Recourse costs are computed using \(\ell_2\) distance, which may diverge from the true effort costs in real-world settings.
Validation is conducted only in a static setting; the dynamic evolution of social burden under distributional shift over time remains unexplored.
Computational complexity of \(O(N^3)\) may become a bottleneck for large-scale datasets.

vs. Equal Cost paradigm (von2022fairness et al.): Traditional methods focus solely on equalizing recourse costs among rejected individuals, ignoring group-level acceptance rate disparities and the effects of misclassification. MISOB defines a social burden metric that incorporates both TPR and cost.
vs. POSTPRO (Hardt et al.): POSTPRO achieves TPR parity via post-processing but may worsen recourse fairness.
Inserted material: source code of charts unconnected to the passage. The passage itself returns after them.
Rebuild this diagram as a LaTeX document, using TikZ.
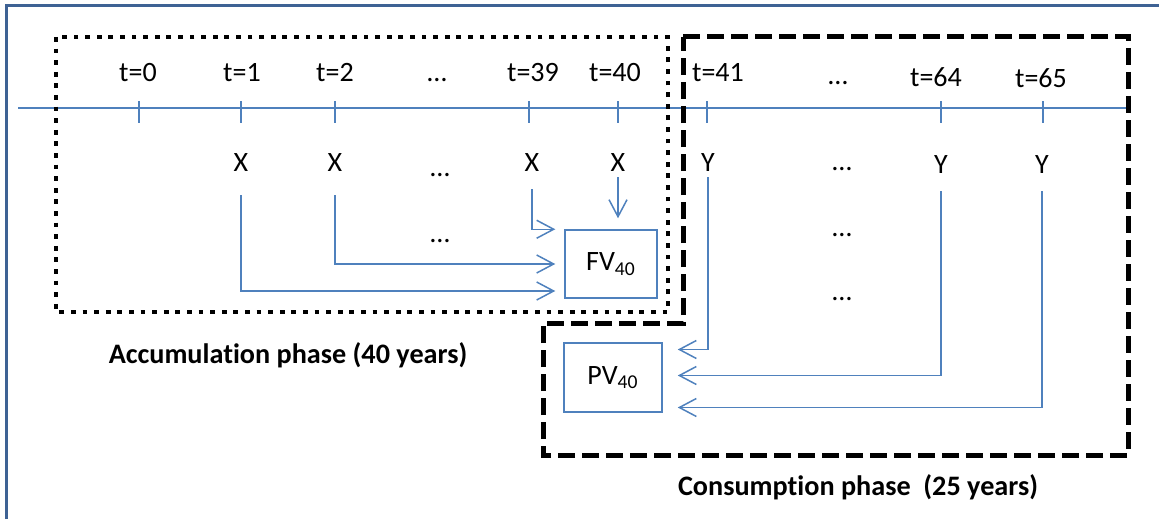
\documentclass[tikz,border=0pt]{standalone}
\usepackage{fontspec}
\setmainfont[Ligatures={TeX,NoCommon}]{Carlito}
\usepackage{xcolor}
\usepackage{tikz}
\usetikzlibrary{arrows.meta,calc}
\definecolor{flowblue}{RGB}{79,129,189}
\definecolor{frameblue}{RGB}{62,98,148}

\begin{document}
\begin{tikzpicture}[x=0.5pt,y=-0.5pt,
    lbl/.style={anchor=base,inner sep=0pt,font=\fontsize{14}{16}\selectfont},
    phase/.style={anchor=base,inner sep=0pt,font=\bfseries\fontsize{14.1}{16}\selectfont},
    valbox/.style={draw=flowblue,line width=0.75pt,inner sep=0pt,
                   font=\fontsize{14}{16}\selectfont},
    flow/.style={draw=flowblue,line width=0.75pt,shorten <=12pt,
                 -{Straight Barb[length=8.5pt,width=9pt]}},
    accumbox/.style={draw=black,line width=2.4pt,dash pattern=on 2.4pt off 3.4pt},
    consumbox/.style={draw=black,line width=2.5pt,dash pattern=on 8.5pt off 3.5pt}]
    \useasboundingbox (0,0) rectangle (1159,519);
    \draw[frameblue,line width=1.5pt] (6,519) -- (6,6) -- (1159,6);

    \draw[flowblue,line width=0.75pt] (18,108) -- (1128,108);
    \foreach \x in {139,241,335,529,618,707,941,1043}
      \draw[flowblue,line width=0.75pt] (\x,101) -- (\x,123);

    \node[lbl] (t0)  at (138,82)  {t=0};
    \node[lbl] (t1)  at (242,82)  {t=1};
    \node[lbl] (t2)  at (335,82)  {t=2};
    \node[lbl] (d1)  at (437,82)  {\ldots};
    \node[lbl] (t39) at (533,82)  {t=39};
    \node[lbl] (t40) at (615,82)  {t=40};
    \node[lbl] (t41) at (718,82)  {t=41};
    \node[lbl] (d2)  at (838,84)  {\ldots};
    \node[lbl] (t64) at (936,87)  {t=64};
    \node[lbl] (t65) at (1041,88) {t=65};

    \node[lbl] (x1)  at (241,171) {X};
    \node[lbl] (x2)  at (335,171) {X};
    \node[lbl] (d3)  at (440,176) {\ldots};
    \node[lbl] (x39) at (532,171) {X};
    \node[lbl] (x40) at (618,171) {X};
    \node[lbl] (y41) at (708,171) {Y};
    \node[lbl] (d4)  at (842,170) {\ldots};
    \node[lbl] (y64) at (941,173) {Y};
    \node[lbl] (y65) at (1042,173) {Y};

    \node[lbl] (d5) at (440,242) {\ldots};
    \node[lbl] (d6) at (842,236) {\ldots};
    \node[lbl] (d7) at (842,300) {\ldots};

    \node[valbox,minimum width=46pt,minimum height=34pt] (fv) at (611,264) {FV\textsubscript{40}};
    \node[valbox,minimum width=49pt,minimum height=34.5pt] (pv) at (613,377.5) {PV\textsubscript{40}};

    \draw[flow] (x1.south)  |- ($(fv.west)+(-9,27)$);
    \draw[flow] (x2.south)  |- ($(fv.west)+(-9,0)$);
    \draw[flow,shorten <=9pt] (x39.south) |- ($(fv.north west)+(-9,0)$);
    \draw[flow,shorten <=3pt,shorten >=5.5pt] (x40.south) -- (x40.south |- fv.north);
    \draw[flow,shorten <=3pt] (y41.south) |- ($(pv.east)+(15,-28)$);
    \draw[flow,shorten <=9pt] (y64.south) |- ($(pv.east)+(15,-2)$);
    \draw[flow,shorten <=9pt] (y65.south) |- ($(pv.east)+(15,30)$);

    \draw[accumbox] (56,37) rectangle (668,312);
    \draw[consumbox] (683,37) -- (1128,37) -- (1128,455) -- (543,455)
      -- (543,323) -- (683,323) -- cycle;

    \node[phase] (accum)  at (288,363) {Accumulation phase (40 years)};
    \node[phase] (consum) at (858,495) {Consumption phase\ \ (25 years)};
  \end{tikzpicture}
\end{document}
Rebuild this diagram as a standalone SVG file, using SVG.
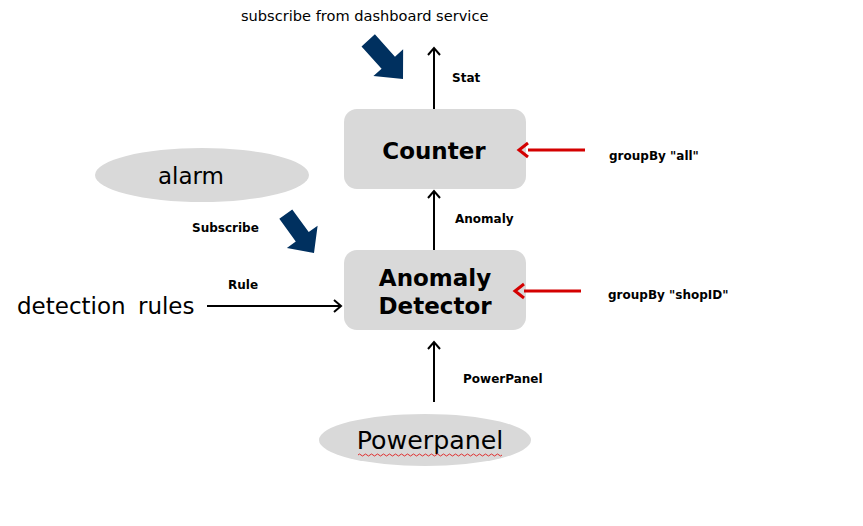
<svg xmlns="http://www.w3.org/2000/svg" width="863" height="526" viewBox="0 0 863 526">
<defs>
<marker id="ah" markerUnits="userSpaceOnUse" markerWidth="14" markerHeight="14" refX="11" refY="7" orient="auto">
<path d="M4,1 L11,7 L4,13" fill="none" stroke="#000" stroke-width="2"/>
</marker>
<marker id="ahr" markerUnits="userSpaceOnUse" markerWidth="16" markerHeight="18" refX="2" refY="9" orient="auto">
<path d="M11,2 L2,9 L11,16" fill="none" stroke="#d40000" stroke-width="3" transform="rotate(180 6.5 9)"/>
</marker>
<style>
.box{fill:#d9d9d9}
.ell{fill:#d9d9d9}
.big{font-family:"DejaVu Sans",Verdana,sans-serif;font-weight:bold;font-size:23px;fill:#000}
.reg{font-family:"DejaVu Sans",Verdana,sans-serif;fill:#000}
.lab{font-family:"DejaVu Sans",Verdana,sans-serif;font-weight:bold;font-size:12px;fill:#000}
.conn{stroke:#000;stroke-width:2;fill:none}
.red{stroke:#d40000;stroke-width:3;fill:none}
.blue{fill:#00305f}
</style>
</defs>
<rect width="863" height="526" fill="#fff"/>
<text x="241" y="21" font-family="'DejaVu Sans',Verdana,sans-serif" font-size="14.6" fill="#000">subscribe from dashboard service</text>
<g id="counter">
<rect class="box" x="344" y="109" width="182" height="80" rx="13"/>
<text class="big" x="434" y="159" text-anchor="middle">Counter</text>
</g>
<g id="detector">
<rect class="box" x="344" y="250" width="182" height="80" rx="13"/>
<text class="big" x="435" y="286" text-anchor="middle">Anomaly</text>
<text class="big" x="435" y="314" text-anchor="middle">Detector</text>
</g>
<g id="alarm">
<ellipse class="ell" cx="202" cy="175" rx="107" ry="27"/>
<text class="reg" x="191" y="184" text-anchor="middle" font-size="23">alarm</text>
</g>
<g id="rules">
<text class="reg" x="17" y="314" font-size="23" word-spacing="5">detection rules</text>
</g>
<g id="powerpanel">
<ellipse class="ell" cx="425" cy="440" rx="106" ry="26"/>
<text class="reg" x="430" y="449" text-anchor="middle" font-size="25.3">Powerpanel</text>
<path d="M358,455 q1.5,-2 3,0 t3,0 t3,0 t3,0 t3,0 t3,0 t3,0 t3,0 t3,0 t3,0 t3,0 t3,0 t3,0 t3,0 t3,0 t3,0 t3,0 t3,0 t3,0 t3,0 t3,0 t3,0 t3,0 t3,0 t3,0 t3,0 t3,0 t3,0 t3,0 t3,0 t3,0 t3,0 t3,0 t3,0 t3,0 t3,0 t3,0 t3,0 t3,0 t3,0 t3,0 t3,0 t3,0 t3,0 t3,0 t3,0 t3,0 t3,0" fill="none" stroke="#e03030" stroke-width="1"/>
</g>
<g id="connectors">
<line class="conn" x1="434" y1="109" x2="434" y2="48" marker-end="url(#ah)"/>
<line class="conn" x1="434" y1="250" x2="434" y2="191" marker-end="url(#ah)"/>
<line class="conn" x1="434" y1="402" x2="434" y2="342" marker-end="url(#ah)"/>
<line class="conn" x1="207" y1="306" x2="341" y2="306" marker-end="url(#ah)"/>
<line class="red" x1="585" y1="150" x2="528" y2="150" marker-end="url(#ahr)"/>
<line class="red" x1="581" y1="291" x2="524" y2="291" marker-end="url(#ahr)"/>
<polygon class="blue" transform="translate(403,79) rotate(48)" points="-52,-9 -22,-9 -22,-20 0,0 -22,20 -22,9 -52,9"/>
<polygon class="blue" transform="translate(314,253) rotate(54)" points="-48,-8 -20,-8 -20,-19 0,0 -20,19 -20,8 -48,8"/>
<text class="lab" x="452" y="82">Stat</text>
<text class="lab" x="455" y="223">Anomaly</text>
<text class="lab" x="463" y="383">PowerPanel</text>
<text class="lab" x="192" y="232">Subscribe</text>
<text class="lab" x="228" y="289">Rule</text>
<text class="lab" x="609" y="160">groupBy "all"</text>
<text class="lab" x="608" y="299">groupBy "shopID"</text>
</g>
</svg>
MISOB improves both predictive and recourse fairness simultaneously through instance weighting during training.

Rating¶

Novelty: ⭐⭐⭐⭐ The formal definition of social burden and the minimax perspective represent significant theoretical contributions.
Experimental Thoroughness: ⭐⭐⭐ Validation is limited to the Adult dataset; experiments on additional real-world datasets are lacking.
Writing Quality: ⭐⭐⭐⭐⭐ Theoretical derivations are rigorous, motivation is developed progressively, and problem analysis is thorough.
Value: ⭐⭐⭐⭐ Identifies fundamental issues in recourse fairness research; the framework is general and practically applicable.